Warren Buffett, chief executive officer of Berkshire Hathaway, at a television interview in 2010

Berkshire Hathaway (BRK/B) is buying Oriental Trading, the tchotchke seller extraordinaire that sells a vast array of party supplies (happy face keychains or psychedelic paddleballs anyone?) and sends out catalogs with a, shall we say, impressive frequency. Warren Buffett, in a statement on the deal, said the company provides good value and will continue to grow in its “quest to make the world more fun.”

Berkshire paid $500 million for the company, Bloomberg News reports. That’s a tiny sum for Buffett, who’s sitting on about $40 billion in cash and told CNBC on Oct. 24 that he’s “salivating” to make a big buy. Buffett’s made huge acquisitions in recent years, including buying the chemical maker Lubrizol in early 2011 for $9 billion and paying $26 billion for Burlington Northern Santa Fe railroad in 2009. He said that low interest rates have increased competition and raised prices on big deals. Buffett prefers to buy companies in cash and stock, rather than doing deals with borrowed money—leverage—like some other investors. “People who do leverage are getting significant portions of the purchase price at very, very low rates, probably as low as they’ve ever gotten,” he said. “That enables them to bid pretty aggressively.”

Buffett told CNBC that two deals in the $20 billion range fell through recently—just what they were, he hasn’t said. But Buffett has made 26 smaller acquisitions in the past year, including newspapers, solar energy projects, and an organic materials manufacturer. Many are U.S. retail and industrial companies that show Buffett believes “there’s good value just betting on America,” says Tom Lewandowski, an analyst with Edward Jones.
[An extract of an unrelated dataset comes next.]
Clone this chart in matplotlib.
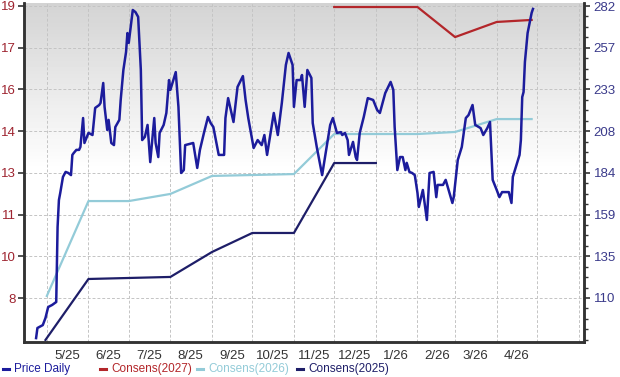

Yet Lewandowski says deals as small as Oriental Trading “just don’t move the needle” on a company as large as Berkshire, adding “they don’t fit into the Berkshire [of] this day and age.” He says the smaller deals were more apropos of the Berkshire of 25 years ago. “I tend to look at these as immaterial parts of a story,” he says, “but it is a consistent application of a strategy of his success over the long term.”